START Supplied information
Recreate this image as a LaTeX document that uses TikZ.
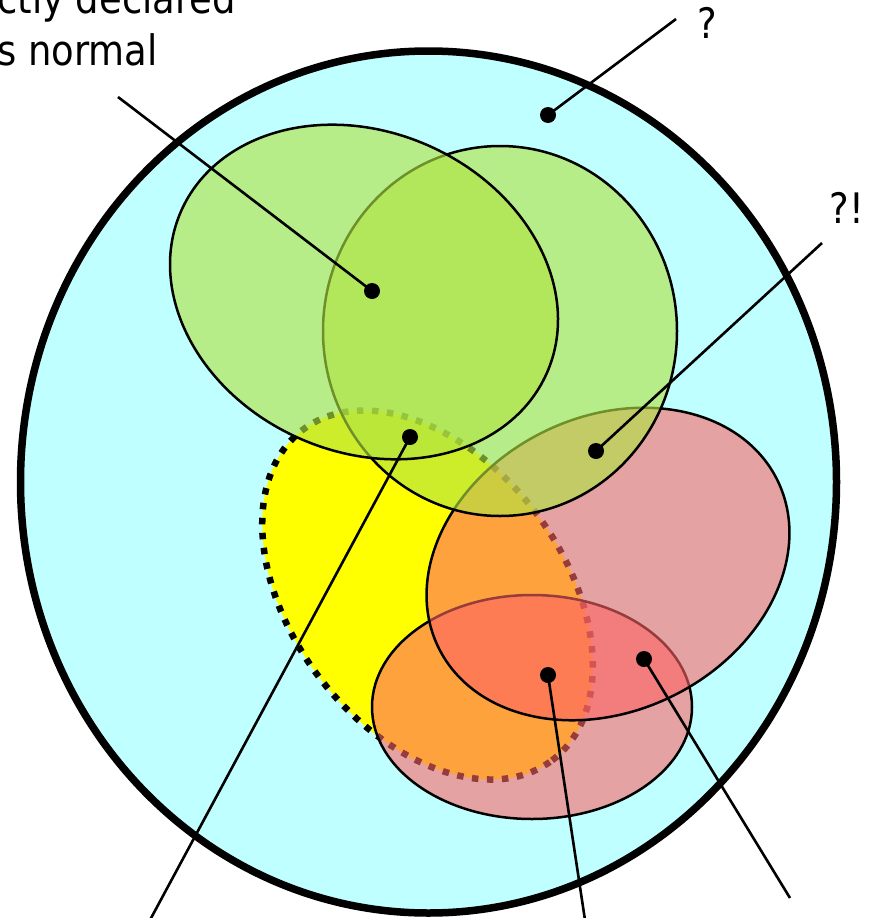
\documentclass[tikz,border=0pt]{standalone}
\usepackage{fontspec}
\setmainfont{DejaVu Sans}[FakeStretch=0.88]
\definecolor{bgcyan}{RGB}{192,255,255}
\definecolor{setgreen}{RGB}{177,228,67}
\definecolor{setpink}{RGB}{253,100,100}
\definecolor{setyellow}{RGB}{255,255,0}
\tikzset{
  outerset/.style={draw=black, line width=7.5pt, fill=bgcyan},
  yellowset/.style={draw=black, line width=6.5pt, dash pattern=on 6.5pt off 8.5pt, fill=setyellow},
  greenset/.style={draw=black, line width=2.5pt, fill=setgreen, fill opacity=0.63},
  pinkset/.style={draw=black, line width=2.5pt, fill=setpink, fill opacity=0.6},
  pin/.style={circle, fill=black, inner sep=0pt, minimum size=16pt},
  leader/.style={draw=black, line width=2.6pt},
  lbl/.style={font=\fontsize{42}{52}\selectfont, inner sep=0pt}
}
\begin{document}
\begin{tikzpicture}[x=1pt, y=-1pt]
\useasboundingbox (0,0) rectangle (882,918);
\clip (0,0) rectangle (882,918);
% universe
\path[outerset] (428.5,482) ellipse [x radius=408pt, y radius=431pt];
% yellow dotted set
\path[yellowset, shift={(427.5,595)}, rotate=-53] (0,0) ellipse [x radius=207pt, y radius=136pt];
% small pink
\path[pinkset] (532,707) ellipse [x radius=160pt, y radius=112pt];
% big pink
\path[pinkset, shift={(608,564)}, rotate=26.5] (0,0) ellipse [x radius=189pt, y radius=147pt];
% right green
\path[greenset] (500,331) ellipse [x radius=177pt, y radius=185pt];
% left green
\path[greenset, shift={(364,292)}, rotate=-24] (0,0) ellipse [x radius=200pt, y radius=160pt];

% labels
\node[lbl, anchor=base west] (la) at (-3,13) {ctly declared};
\node[lbl, anchor=base west] (lb) at (-3,65) {s normal};
\node[lbl] (q) at (707,23) {?};
\node[lbl] (qe) at (847,208) {?!};

% pins
\node[pin] (p1) at (372,291) {};
\node[pin] (p2) at (548,115) {};
\node[pin] (p3) at (596,451) {};
\node[pin] (p4) at (410,437) {};
\node[pin] (p5) at (548,675) {};
\node[pin] (p6) at (644,659) {};

% leader ends
\coordinate (e1) at (118,97);
\coordinate (e2) at (676,19);
\coordinate (e3) at (822,243);
\coordinate (e4) at (150,920);
\coordinate (e5) at (585,920);
\coordinate (e6) at (790,898);

\draw[leader] (e1) -- (p1.center);
\draw[leader] (e2) -- (p2.center);
\draw[leader] (e3) -- (p3.center);
\draw[leader] (e4) -- (p4.center);
\draw[leader] (e5) -- (p5.center);
\draw[leader] (e6) -- (p6.center);
\end{tikzpicture}
\end{document}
END Supplied information
=== Directive ===
Repeat the material above in full and exactly, omitting the pictures.

=== Full output ===
Recreate this image as a LaTeX document that uses TikZ.
\documentclass[tikz,border=0pt]{standalone}
\usepackage{fontspec}
\setmainfont{DejaVu Sans}[FakeStretch=0.88]
\definecolor{bgcyan}{RGB}{192,255,255}
\definecolor{setgreen}{RGB}{177,228,67}
\definecolor{setpink}{RGB}{253,100,100}
\definecolor{setyellow}{RGB}{255,255,0}
\tikzset{
  outerset/.style={draw=black, line width=7.5pt, fill=bgcyan},
  yellowset/.style={draw=black, line width=6.5pt, dash pattern=on 6.5pt off 8.5pt, fill=setyellow},
  greenset/.style={draw=black, line width=2.5pt, fill=setgreen, fill opacity=0.63},
  pinkset/.style={draw=black, line width=2.5pt, fill=setpink, fill opacity=0.6},
  pin/.style={circle, fill=black, inner sep=0pt, minimum size=16pt},
  leader/.style={draw=black, line width=2.6pt},
  lbl/.style={font=\fontsize{42}{52}\selectfont, inner sep=0pt}
}
\begin{document}
\begin{tikzpicture}[x=1pt, y=-1pt]
\useasboundingbox (0,0) rectangle (882,918);
\clip (0,0) rectangle (882,918);
% universe
\path[outerset] (428.5,482) ellipse [x radius=408pt, y radius=431pt];
% yellow dotted set
\path[yellowset, shift={(427.5,595)}, rotate=-53] (0,0) ellipse [x radius=207pt, y radius=136pt];
% small pink
\path[pinkset] (532,707) ellipse [x radius=160pt, y radius=112pt];
% big pink
\path[pinkset, shift={(608,564)}, rotate=26.5] (0,0) ellipse [x radius=189pt, y radius=147pt];
% right green
\path[greenset] (500,331) ellipse [x radius=177pt, y radius=185pt];
% left green
\path[greenset, shift={(364,292)}, rotate=-24] (0,0) ellipse [x radius=200pt, y radius=160pt];

% labels
\node[lbl, anchor=base west] (la) at (-3,13) {ctly declared};
\node[lbl, anchor=base west] (lb) at (-3,65) {s normal};
\node[lbl] (q) at (707,23) {?};
\node[lbl] (qe) at (847,208) {?!};

% pins
\node[pin] (p1) at (372,291) {};
\node[pin] (p2) at (548,115) {};
\node[pin] (p3) at (596,451) {};
\node[pin] (p4) at (410,437) {};
\node[pin] (p5) at (548,675) {};
\node[pin] (p6) at (644,659) {};

% leader ends
\coordinate (e1) at (118,97);
\coordinate (e2) at (676,19);
\coordinate (e3) at (822,243);
\coordinate (e4) at (150,920);
\coordinate (e5) at (585,920);
\coordinate (e6) at (790,898);

\draw[leader] (e1) -- (p1.center);
\draw[leader] (e2) -- (p2.center);
\draw[leader] (e3) -- (p3.center);
\draw[leader] (e4) -- (p4.center);
\draw[leader] (e5) -- (p5.center);
\draw[leader] (e6) -- (p6.center);
\end{tikzpicture}
\end{document}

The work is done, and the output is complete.